:: Written task ::
From the records below, please print only the lines from the one containing "What TikZ code" through the one containing "-- (323,304) -- (323,292) -- (269,292);", both included. Skip the pictures.

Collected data

-- -- --

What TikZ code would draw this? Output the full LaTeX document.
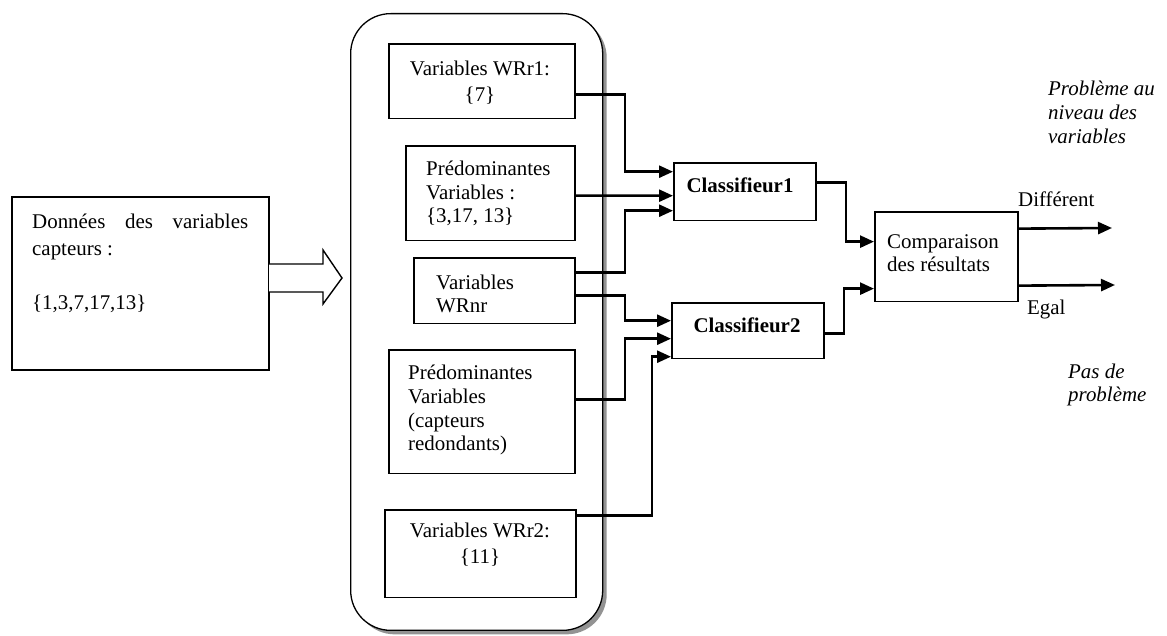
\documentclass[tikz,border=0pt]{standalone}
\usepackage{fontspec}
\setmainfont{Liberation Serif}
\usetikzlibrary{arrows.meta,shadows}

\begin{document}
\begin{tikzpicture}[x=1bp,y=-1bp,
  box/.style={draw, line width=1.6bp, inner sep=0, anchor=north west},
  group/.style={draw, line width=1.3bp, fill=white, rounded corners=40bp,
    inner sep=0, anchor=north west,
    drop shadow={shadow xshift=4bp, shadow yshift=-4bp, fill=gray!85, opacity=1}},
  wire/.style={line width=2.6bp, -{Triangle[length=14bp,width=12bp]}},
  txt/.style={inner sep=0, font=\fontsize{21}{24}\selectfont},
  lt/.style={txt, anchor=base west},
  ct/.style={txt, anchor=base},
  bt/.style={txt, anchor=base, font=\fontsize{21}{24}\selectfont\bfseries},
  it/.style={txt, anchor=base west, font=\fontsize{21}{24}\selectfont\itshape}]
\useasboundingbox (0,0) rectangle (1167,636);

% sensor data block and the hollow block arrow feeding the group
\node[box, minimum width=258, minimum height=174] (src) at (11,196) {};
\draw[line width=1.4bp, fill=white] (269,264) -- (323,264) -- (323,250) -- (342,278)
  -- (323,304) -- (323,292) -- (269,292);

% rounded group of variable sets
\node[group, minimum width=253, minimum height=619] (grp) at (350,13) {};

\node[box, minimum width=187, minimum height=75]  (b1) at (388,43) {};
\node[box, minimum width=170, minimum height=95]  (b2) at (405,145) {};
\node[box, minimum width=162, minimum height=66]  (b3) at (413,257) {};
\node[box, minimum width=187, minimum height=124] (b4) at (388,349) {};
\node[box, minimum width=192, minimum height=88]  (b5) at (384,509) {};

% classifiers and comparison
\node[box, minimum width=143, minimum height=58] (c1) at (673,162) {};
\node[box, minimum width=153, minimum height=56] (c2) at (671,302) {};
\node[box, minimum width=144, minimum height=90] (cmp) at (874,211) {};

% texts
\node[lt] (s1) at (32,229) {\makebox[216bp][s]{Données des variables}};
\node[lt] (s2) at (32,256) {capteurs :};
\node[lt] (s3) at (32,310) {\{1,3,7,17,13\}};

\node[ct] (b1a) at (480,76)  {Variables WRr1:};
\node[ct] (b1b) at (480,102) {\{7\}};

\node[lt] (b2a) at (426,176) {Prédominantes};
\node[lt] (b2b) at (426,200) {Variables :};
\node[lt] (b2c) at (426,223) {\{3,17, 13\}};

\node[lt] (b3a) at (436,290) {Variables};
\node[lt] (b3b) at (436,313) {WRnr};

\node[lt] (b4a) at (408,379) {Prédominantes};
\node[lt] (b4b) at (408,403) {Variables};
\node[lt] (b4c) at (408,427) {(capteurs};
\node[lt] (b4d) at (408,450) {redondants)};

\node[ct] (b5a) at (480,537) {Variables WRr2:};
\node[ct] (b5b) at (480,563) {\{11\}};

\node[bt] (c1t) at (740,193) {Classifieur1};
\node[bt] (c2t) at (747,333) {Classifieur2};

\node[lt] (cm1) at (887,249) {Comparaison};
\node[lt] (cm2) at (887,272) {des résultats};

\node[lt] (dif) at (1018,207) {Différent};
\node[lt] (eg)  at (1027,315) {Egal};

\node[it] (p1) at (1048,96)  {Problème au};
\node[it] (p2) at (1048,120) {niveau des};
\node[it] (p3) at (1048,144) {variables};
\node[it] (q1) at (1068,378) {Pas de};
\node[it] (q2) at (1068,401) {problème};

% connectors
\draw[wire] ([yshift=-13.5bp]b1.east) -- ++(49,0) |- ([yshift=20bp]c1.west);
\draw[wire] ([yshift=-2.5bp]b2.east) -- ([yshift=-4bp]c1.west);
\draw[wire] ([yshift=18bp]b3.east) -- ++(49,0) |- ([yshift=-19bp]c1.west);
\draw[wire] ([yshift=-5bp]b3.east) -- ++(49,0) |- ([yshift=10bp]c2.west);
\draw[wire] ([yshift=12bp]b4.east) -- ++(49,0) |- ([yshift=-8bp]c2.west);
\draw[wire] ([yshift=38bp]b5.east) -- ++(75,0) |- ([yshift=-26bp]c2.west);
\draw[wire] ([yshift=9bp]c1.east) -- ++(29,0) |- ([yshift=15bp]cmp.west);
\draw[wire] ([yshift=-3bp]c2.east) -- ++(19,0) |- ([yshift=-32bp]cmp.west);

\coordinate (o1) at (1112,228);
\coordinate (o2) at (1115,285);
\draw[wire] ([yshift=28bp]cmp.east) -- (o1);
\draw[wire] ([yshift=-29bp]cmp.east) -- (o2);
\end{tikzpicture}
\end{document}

-- -- --

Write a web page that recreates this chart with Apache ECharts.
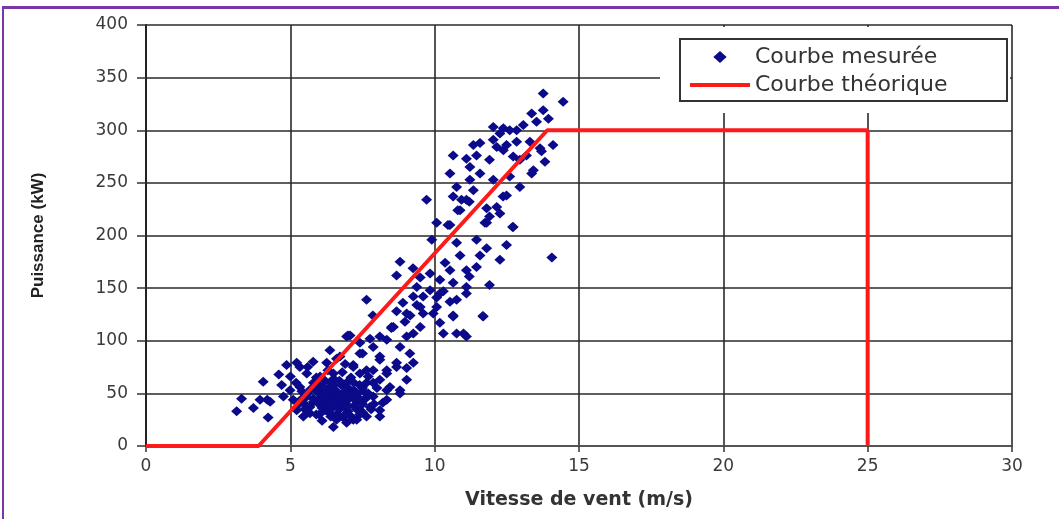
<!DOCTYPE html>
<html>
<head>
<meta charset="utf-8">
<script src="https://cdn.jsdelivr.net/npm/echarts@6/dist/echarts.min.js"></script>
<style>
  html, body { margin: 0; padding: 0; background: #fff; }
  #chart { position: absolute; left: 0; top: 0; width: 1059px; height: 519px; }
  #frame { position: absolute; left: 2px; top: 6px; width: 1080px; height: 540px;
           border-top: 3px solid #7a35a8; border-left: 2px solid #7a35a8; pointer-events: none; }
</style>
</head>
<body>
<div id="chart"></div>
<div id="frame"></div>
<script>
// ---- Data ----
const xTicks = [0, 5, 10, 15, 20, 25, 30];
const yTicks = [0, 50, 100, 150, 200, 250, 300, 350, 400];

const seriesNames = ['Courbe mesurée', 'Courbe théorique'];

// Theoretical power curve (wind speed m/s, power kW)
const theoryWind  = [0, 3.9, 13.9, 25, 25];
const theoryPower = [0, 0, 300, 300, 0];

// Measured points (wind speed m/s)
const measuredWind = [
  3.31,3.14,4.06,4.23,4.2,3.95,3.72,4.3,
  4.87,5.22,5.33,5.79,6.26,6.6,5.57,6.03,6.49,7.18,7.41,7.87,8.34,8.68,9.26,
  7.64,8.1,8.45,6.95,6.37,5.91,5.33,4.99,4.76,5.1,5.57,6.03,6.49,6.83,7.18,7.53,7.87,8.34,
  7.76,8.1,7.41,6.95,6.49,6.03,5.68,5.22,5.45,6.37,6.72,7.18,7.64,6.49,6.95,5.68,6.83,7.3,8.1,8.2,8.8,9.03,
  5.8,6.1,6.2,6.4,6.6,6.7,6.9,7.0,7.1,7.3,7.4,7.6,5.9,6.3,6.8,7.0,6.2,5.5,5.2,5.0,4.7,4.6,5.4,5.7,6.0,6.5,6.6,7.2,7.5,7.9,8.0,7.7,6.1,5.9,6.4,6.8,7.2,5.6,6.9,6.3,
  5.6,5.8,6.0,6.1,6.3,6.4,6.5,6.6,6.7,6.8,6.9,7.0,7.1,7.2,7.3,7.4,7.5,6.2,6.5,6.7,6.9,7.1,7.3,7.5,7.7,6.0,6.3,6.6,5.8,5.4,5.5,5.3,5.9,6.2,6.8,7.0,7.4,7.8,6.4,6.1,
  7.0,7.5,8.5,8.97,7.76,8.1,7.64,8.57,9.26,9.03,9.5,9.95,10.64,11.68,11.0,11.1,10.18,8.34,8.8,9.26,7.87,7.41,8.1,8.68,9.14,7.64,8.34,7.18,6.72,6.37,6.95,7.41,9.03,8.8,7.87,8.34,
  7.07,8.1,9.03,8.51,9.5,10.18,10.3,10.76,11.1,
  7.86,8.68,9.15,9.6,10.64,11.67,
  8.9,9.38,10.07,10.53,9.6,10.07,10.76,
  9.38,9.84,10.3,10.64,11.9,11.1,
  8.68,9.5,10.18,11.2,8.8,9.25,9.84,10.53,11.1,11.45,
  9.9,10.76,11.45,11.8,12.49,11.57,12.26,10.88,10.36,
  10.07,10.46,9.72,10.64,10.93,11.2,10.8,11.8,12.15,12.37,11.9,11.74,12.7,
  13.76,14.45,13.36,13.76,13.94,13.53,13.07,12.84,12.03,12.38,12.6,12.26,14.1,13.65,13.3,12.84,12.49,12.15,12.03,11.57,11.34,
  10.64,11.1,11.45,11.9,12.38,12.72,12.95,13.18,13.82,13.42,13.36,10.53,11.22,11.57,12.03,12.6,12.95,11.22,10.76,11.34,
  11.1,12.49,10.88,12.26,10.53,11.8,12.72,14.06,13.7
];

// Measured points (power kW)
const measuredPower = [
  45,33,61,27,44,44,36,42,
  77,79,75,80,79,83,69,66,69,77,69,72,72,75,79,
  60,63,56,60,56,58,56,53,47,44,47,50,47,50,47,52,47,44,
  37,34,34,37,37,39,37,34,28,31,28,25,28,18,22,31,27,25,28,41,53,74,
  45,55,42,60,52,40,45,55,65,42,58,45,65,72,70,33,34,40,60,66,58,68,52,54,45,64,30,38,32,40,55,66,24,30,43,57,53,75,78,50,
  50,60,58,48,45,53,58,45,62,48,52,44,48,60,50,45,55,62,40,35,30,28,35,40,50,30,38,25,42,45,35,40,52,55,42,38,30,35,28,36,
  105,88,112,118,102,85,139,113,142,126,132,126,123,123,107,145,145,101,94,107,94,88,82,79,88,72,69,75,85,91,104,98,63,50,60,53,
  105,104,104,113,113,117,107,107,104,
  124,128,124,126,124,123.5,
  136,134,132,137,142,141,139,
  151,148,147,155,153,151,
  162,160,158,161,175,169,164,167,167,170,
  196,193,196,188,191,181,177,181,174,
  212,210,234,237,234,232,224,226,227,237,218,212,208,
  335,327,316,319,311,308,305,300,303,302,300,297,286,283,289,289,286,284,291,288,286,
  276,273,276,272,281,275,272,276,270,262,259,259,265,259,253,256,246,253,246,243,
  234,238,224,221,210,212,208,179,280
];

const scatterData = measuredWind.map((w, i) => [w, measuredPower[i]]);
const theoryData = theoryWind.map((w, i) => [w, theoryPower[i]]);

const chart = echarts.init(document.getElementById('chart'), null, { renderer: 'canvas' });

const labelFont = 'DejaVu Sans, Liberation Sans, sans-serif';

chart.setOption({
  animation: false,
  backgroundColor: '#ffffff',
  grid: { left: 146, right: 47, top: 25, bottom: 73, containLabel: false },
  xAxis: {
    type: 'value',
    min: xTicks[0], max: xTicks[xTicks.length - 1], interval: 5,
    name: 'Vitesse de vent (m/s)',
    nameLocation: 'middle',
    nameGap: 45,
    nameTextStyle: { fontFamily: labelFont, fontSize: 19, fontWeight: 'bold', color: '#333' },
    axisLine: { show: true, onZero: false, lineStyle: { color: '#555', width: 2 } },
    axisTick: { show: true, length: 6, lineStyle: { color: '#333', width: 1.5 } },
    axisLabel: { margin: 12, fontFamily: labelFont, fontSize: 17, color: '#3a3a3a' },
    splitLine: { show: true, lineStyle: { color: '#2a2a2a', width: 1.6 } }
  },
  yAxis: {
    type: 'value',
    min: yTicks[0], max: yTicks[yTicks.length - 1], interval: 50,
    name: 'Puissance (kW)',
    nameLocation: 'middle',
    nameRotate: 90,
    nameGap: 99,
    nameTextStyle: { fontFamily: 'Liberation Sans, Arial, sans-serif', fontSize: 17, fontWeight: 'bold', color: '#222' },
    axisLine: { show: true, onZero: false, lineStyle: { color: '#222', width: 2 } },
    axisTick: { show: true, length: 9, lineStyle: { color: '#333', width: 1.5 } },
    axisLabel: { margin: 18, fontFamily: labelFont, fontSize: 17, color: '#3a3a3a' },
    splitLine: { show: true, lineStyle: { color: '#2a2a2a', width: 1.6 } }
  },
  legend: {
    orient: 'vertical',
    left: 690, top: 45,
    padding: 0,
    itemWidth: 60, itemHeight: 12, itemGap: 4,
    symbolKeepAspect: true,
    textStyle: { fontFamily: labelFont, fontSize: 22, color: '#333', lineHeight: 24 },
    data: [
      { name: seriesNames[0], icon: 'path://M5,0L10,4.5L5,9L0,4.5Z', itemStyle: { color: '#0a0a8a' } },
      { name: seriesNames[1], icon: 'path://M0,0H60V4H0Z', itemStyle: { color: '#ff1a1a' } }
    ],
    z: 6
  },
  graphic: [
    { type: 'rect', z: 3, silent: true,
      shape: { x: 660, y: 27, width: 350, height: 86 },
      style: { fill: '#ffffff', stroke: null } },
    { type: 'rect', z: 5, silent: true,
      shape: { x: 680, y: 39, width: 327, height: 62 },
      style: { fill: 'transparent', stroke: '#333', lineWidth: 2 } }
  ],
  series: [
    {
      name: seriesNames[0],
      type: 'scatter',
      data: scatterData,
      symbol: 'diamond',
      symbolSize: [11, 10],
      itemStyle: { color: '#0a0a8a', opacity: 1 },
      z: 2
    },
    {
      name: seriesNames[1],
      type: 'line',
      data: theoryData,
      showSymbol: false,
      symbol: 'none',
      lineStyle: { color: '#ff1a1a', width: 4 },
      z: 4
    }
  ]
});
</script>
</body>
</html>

-- -- --

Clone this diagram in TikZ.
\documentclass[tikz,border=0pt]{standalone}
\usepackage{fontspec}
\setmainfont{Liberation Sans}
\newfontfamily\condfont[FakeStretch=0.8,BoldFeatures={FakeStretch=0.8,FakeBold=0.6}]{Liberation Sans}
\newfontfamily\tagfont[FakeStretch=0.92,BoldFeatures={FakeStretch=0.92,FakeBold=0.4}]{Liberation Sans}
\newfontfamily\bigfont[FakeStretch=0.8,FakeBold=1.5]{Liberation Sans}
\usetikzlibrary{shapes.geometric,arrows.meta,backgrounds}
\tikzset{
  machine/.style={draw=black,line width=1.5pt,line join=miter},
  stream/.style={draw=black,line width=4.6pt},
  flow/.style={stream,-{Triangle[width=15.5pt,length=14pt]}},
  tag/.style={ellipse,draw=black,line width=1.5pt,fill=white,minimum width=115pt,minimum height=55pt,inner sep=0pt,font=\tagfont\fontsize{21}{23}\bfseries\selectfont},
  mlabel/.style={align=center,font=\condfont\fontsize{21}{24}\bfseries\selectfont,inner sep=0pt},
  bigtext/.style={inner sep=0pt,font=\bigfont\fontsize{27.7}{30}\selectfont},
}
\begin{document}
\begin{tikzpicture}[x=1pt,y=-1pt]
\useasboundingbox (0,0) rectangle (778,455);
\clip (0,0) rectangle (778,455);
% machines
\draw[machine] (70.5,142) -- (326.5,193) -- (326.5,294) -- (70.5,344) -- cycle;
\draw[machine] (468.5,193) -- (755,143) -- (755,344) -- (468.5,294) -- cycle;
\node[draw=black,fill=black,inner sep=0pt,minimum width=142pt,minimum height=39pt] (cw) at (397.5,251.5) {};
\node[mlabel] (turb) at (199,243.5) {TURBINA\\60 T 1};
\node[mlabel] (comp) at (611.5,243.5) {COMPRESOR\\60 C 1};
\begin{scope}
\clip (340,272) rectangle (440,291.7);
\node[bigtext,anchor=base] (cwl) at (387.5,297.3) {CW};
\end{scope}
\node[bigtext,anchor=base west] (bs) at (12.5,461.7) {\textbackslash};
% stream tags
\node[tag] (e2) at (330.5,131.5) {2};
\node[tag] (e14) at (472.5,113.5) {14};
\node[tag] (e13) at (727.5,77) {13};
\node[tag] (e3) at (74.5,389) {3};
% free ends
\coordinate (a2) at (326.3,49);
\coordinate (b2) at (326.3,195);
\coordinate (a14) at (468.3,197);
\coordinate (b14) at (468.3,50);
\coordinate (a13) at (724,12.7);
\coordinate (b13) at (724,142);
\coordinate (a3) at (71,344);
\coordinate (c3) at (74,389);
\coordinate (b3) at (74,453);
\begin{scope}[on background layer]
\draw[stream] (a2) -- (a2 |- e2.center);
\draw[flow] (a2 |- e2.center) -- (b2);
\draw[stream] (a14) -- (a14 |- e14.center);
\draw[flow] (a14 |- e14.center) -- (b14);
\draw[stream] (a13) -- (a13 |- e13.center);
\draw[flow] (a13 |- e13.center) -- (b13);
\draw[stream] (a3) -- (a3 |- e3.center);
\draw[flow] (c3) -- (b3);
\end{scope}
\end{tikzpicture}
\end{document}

-- -- --

:: Task response ::
What TikZ code would draw this? Output the full LaTeX document.
\documentclass[tikz,border=0pt]{standalone}
\usepackage{fontspec}
\setmainfont{Liberation Serif}
\usetikzlibrary{arrows.meta,shadows}

\begin{document}
\begin{tikzpicture}[x=1bp,y=-1bp,
  box/.style={draw, line width=1.6bp, inner sep=0, anchor=north west},
  group/.style={draw, line width=1.3bp, fill=white, rounded corners=40bp,
    inner sep=0, anchor=north west,
    drop shadow={shadow xshift=4bp, shadow yshift=-4bp, fill=gray!85, opacity=1}},
  wire/.style={line width=2.6bp, -{Triangle[length=14bp,width=12bp]}},
  txt/.style={inner sep=0, font=\fontsize{21}{24}\selectfont},
  lt/.style={txt, anchor=base west},
  ct/.style={txt, anchor=base},
  bt/.style={txt, anchor=base, font=\fontsize{21}{24}\selectfont\bfseries},
  it/.style={txt, anchor=base west, font=\fontsize{21}{24}\selectfont\itshape}]
\useasboundingbox (0,0) rectangle (1167,636);

% sensor data block and the hollow block arrow feeding the group
\node[box, minimum width=258, minimum height=174] (src) at (11,196) {};
\draw[line width=1.4bp, fill=white] (269,264) -- (323,264) -- (323,250) -- (342,278)
  -- (323,304) -- (323,292) -- (269,292);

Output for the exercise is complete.